• **Task**
Gather each line of the records where "this" appears.

• **Dataset**

== == ==

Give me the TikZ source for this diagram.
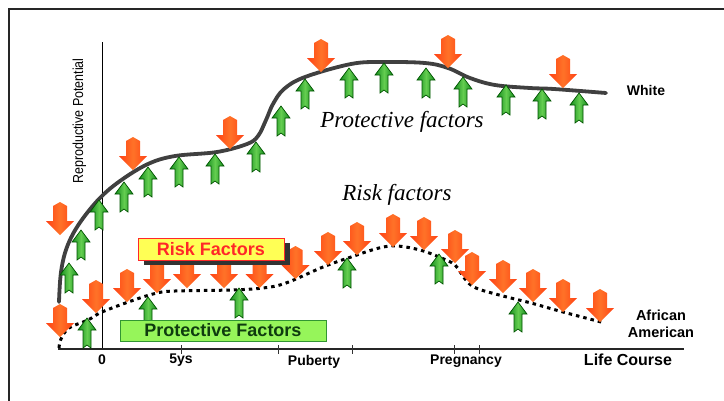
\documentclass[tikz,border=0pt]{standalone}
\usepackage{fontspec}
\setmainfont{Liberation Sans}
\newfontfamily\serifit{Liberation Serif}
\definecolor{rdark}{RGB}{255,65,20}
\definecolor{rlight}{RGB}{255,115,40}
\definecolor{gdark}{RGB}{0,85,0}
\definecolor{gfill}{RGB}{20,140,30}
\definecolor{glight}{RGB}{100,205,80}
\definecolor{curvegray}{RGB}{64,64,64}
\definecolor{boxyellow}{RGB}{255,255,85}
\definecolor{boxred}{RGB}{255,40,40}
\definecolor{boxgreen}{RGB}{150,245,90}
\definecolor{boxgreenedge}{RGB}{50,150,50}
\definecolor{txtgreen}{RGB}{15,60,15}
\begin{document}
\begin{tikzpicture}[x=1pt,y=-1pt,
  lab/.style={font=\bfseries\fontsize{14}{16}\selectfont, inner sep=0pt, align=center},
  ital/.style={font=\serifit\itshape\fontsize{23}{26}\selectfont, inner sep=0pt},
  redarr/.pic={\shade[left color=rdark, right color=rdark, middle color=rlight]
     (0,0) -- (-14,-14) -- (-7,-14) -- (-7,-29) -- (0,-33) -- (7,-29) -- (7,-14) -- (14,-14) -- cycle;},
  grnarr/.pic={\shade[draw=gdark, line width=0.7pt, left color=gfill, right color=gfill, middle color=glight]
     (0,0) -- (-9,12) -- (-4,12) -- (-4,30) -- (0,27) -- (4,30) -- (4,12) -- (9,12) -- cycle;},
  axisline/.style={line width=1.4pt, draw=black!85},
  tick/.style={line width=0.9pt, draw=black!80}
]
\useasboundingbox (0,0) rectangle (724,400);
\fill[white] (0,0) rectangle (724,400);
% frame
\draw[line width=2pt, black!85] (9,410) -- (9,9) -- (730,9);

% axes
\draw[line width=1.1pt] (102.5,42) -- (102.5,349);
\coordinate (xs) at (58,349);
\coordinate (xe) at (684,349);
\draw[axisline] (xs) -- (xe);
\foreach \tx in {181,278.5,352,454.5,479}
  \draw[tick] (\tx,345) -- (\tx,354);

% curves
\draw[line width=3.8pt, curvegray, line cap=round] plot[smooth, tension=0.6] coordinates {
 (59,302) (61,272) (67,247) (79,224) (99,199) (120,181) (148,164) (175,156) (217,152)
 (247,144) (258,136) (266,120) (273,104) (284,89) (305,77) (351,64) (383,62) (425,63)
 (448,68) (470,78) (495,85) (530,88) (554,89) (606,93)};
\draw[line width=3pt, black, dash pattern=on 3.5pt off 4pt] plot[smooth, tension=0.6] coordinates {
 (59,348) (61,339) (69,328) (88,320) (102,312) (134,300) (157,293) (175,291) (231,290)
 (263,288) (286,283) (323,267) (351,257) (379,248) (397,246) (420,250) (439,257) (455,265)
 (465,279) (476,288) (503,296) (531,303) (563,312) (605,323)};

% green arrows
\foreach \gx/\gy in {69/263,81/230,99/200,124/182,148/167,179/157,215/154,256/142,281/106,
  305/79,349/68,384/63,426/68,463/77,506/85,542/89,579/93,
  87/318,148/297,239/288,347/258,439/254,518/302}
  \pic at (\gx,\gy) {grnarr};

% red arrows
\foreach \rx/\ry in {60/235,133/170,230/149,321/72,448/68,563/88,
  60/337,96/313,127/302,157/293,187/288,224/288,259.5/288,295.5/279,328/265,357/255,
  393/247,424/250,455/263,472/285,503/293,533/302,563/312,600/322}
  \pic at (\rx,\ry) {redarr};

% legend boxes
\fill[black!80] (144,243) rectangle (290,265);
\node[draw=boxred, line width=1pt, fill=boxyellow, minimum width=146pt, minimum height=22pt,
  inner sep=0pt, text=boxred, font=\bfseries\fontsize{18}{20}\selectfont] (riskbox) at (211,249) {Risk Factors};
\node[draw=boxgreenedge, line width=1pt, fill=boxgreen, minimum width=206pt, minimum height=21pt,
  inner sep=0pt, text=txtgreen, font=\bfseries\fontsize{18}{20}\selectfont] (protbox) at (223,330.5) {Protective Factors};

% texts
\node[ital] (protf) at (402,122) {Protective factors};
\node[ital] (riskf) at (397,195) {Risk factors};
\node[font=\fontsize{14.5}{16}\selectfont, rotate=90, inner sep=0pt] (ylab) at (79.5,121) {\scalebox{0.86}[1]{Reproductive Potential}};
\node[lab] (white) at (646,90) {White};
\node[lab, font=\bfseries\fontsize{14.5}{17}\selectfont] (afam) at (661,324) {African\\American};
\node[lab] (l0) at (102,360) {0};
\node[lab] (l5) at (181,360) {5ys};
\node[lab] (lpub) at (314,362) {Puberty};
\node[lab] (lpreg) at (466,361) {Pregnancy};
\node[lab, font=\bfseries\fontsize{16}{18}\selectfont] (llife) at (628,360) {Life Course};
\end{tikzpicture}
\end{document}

== == ==

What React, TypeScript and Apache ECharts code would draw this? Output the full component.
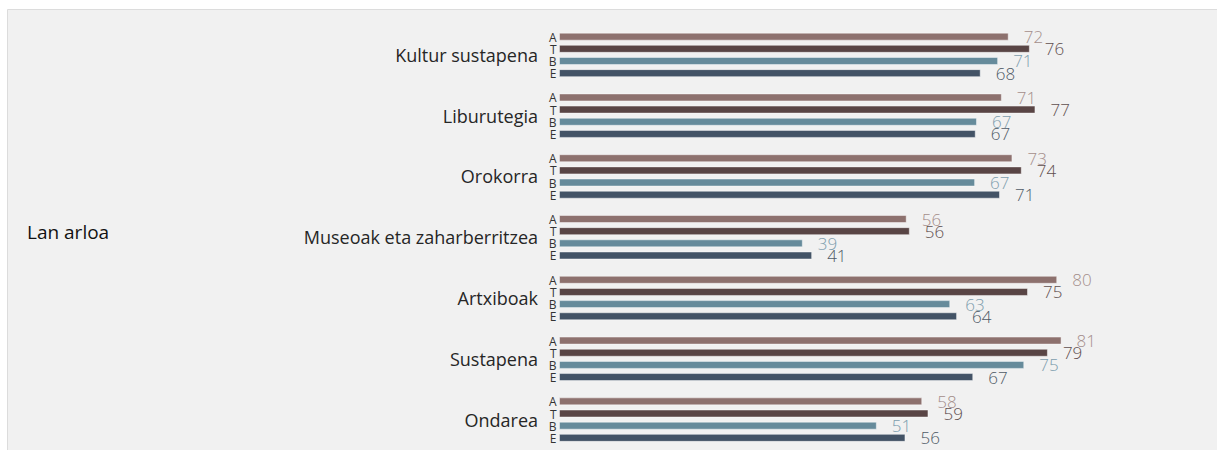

== == ==

• **Solved problem**
Give me the TikZ source for this diagram.
What React, TypeScript and Apache ECharts code would draw this? Output the full component.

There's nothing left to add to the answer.